start
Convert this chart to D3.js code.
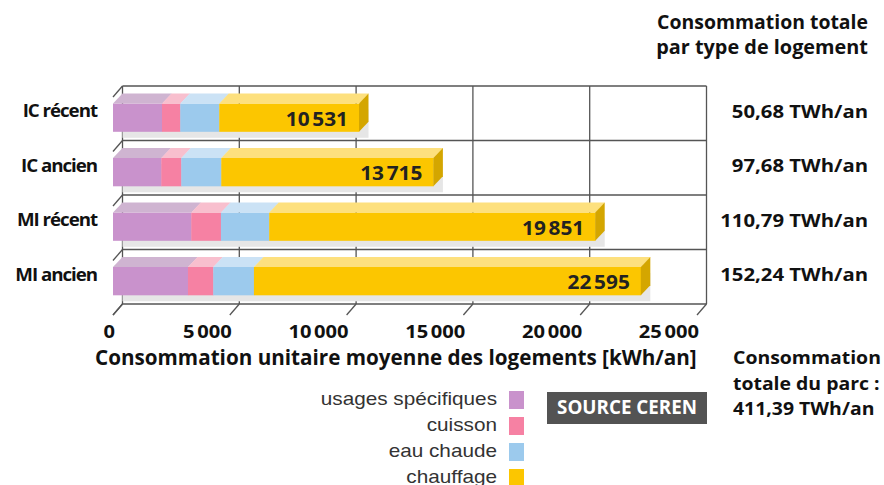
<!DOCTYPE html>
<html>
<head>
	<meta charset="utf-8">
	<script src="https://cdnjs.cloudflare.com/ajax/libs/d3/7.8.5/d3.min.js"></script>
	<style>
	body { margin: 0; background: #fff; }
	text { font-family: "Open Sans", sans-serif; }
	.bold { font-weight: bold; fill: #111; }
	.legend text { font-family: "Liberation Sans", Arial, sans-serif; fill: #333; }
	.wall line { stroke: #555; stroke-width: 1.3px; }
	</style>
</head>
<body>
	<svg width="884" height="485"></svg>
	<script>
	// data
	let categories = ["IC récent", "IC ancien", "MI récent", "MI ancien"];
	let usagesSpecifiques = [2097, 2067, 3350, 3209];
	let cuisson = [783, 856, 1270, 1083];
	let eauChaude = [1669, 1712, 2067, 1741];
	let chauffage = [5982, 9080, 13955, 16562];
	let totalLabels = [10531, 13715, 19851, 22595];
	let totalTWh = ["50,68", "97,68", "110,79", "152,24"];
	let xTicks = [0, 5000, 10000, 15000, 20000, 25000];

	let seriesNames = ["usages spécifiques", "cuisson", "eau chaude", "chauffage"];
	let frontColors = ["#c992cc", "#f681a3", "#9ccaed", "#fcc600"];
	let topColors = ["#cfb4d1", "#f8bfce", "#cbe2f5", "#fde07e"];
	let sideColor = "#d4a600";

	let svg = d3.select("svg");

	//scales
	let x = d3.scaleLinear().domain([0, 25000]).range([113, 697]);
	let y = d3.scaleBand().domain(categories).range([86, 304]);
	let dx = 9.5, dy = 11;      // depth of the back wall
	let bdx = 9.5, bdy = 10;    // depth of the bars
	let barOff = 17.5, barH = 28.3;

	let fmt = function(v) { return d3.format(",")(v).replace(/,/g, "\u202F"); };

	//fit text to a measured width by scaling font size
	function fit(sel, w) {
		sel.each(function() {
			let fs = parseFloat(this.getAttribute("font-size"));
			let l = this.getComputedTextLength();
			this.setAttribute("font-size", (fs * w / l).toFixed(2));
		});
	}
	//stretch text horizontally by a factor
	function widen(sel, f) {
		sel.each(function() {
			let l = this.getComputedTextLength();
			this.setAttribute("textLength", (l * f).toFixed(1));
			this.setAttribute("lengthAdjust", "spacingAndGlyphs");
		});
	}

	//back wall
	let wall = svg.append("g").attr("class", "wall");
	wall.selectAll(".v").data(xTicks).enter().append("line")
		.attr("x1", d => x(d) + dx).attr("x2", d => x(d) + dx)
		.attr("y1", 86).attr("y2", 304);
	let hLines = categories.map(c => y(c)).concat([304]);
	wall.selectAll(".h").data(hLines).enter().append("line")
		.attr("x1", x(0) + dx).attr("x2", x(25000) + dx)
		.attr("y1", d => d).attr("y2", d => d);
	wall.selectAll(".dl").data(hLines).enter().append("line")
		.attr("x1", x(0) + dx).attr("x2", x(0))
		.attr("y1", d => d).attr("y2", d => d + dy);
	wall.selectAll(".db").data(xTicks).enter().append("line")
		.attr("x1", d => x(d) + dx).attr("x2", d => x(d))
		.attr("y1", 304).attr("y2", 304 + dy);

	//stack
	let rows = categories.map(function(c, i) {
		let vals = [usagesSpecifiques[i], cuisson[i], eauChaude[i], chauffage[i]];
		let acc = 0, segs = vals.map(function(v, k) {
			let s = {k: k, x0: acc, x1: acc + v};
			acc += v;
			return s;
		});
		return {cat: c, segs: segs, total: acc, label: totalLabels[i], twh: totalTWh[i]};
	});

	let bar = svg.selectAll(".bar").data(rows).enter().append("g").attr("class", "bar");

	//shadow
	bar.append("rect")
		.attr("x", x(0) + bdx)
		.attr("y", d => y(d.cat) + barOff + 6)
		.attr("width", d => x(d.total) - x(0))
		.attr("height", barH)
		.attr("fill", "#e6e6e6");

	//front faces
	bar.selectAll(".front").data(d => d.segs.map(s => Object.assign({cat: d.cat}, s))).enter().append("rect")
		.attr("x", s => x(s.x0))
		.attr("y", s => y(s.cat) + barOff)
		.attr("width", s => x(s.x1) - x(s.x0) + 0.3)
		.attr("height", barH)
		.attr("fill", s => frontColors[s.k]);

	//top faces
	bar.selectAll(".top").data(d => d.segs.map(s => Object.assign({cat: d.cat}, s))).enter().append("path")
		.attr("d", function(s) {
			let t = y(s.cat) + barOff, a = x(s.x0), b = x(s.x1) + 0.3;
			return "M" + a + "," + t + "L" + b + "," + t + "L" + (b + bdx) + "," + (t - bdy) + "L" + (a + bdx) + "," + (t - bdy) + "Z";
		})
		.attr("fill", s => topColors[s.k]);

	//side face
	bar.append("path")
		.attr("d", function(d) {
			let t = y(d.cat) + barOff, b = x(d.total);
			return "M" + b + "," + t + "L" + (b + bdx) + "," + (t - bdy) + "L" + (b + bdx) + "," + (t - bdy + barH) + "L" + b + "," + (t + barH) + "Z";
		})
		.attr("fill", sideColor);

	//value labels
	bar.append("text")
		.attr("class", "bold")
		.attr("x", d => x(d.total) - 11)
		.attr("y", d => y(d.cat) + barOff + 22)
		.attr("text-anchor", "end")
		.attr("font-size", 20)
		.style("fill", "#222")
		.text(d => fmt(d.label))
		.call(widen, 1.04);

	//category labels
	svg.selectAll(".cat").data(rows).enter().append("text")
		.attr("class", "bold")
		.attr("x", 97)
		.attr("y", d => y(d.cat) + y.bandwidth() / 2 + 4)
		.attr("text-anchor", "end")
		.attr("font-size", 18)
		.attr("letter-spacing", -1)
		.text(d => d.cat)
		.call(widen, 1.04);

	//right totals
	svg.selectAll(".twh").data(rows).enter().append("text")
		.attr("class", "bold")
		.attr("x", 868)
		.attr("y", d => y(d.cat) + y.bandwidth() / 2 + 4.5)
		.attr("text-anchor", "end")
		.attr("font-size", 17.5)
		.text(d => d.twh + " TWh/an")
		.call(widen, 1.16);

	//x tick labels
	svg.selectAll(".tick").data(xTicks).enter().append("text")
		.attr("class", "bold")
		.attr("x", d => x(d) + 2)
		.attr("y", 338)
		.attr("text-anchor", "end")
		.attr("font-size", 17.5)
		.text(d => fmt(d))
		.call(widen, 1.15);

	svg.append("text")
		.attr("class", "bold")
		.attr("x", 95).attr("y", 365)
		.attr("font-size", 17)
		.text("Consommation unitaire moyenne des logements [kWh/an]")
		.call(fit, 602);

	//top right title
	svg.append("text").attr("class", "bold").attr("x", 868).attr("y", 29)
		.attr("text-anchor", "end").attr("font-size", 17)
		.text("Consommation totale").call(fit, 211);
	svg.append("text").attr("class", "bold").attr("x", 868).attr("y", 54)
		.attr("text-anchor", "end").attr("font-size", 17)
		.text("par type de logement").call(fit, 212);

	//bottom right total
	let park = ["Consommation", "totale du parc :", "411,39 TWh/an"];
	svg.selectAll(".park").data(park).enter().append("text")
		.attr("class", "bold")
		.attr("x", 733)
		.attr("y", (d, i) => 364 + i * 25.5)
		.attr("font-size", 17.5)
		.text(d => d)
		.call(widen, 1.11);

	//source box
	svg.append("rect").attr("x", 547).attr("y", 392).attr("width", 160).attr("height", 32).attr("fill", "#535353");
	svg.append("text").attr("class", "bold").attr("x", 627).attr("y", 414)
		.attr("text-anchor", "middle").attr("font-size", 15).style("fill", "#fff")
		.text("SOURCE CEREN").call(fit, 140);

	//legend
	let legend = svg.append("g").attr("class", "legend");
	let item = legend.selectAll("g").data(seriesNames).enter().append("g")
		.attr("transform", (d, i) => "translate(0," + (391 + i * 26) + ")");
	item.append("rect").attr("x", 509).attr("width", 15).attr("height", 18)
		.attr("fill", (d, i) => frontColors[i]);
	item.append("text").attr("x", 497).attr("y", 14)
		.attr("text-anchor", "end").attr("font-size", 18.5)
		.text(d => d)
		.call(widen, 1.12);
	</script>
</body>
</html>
end
Which lines contain the word "this"? Return each of them.

Convert this chart to D3.js code.
			let fs = parseFloat(this.getAttribute("font-size"));
			let l = this.getComputedTextLength();
			this.setAttribute("font-size", (fs * w / l).toFixed(2));
			let l = this.getComputedTextLength();
			this.setAttribute("textLength", (l * f).toFixed(1));
			this.setAttribute("lengthAdjust", "spacingAndGlyphs");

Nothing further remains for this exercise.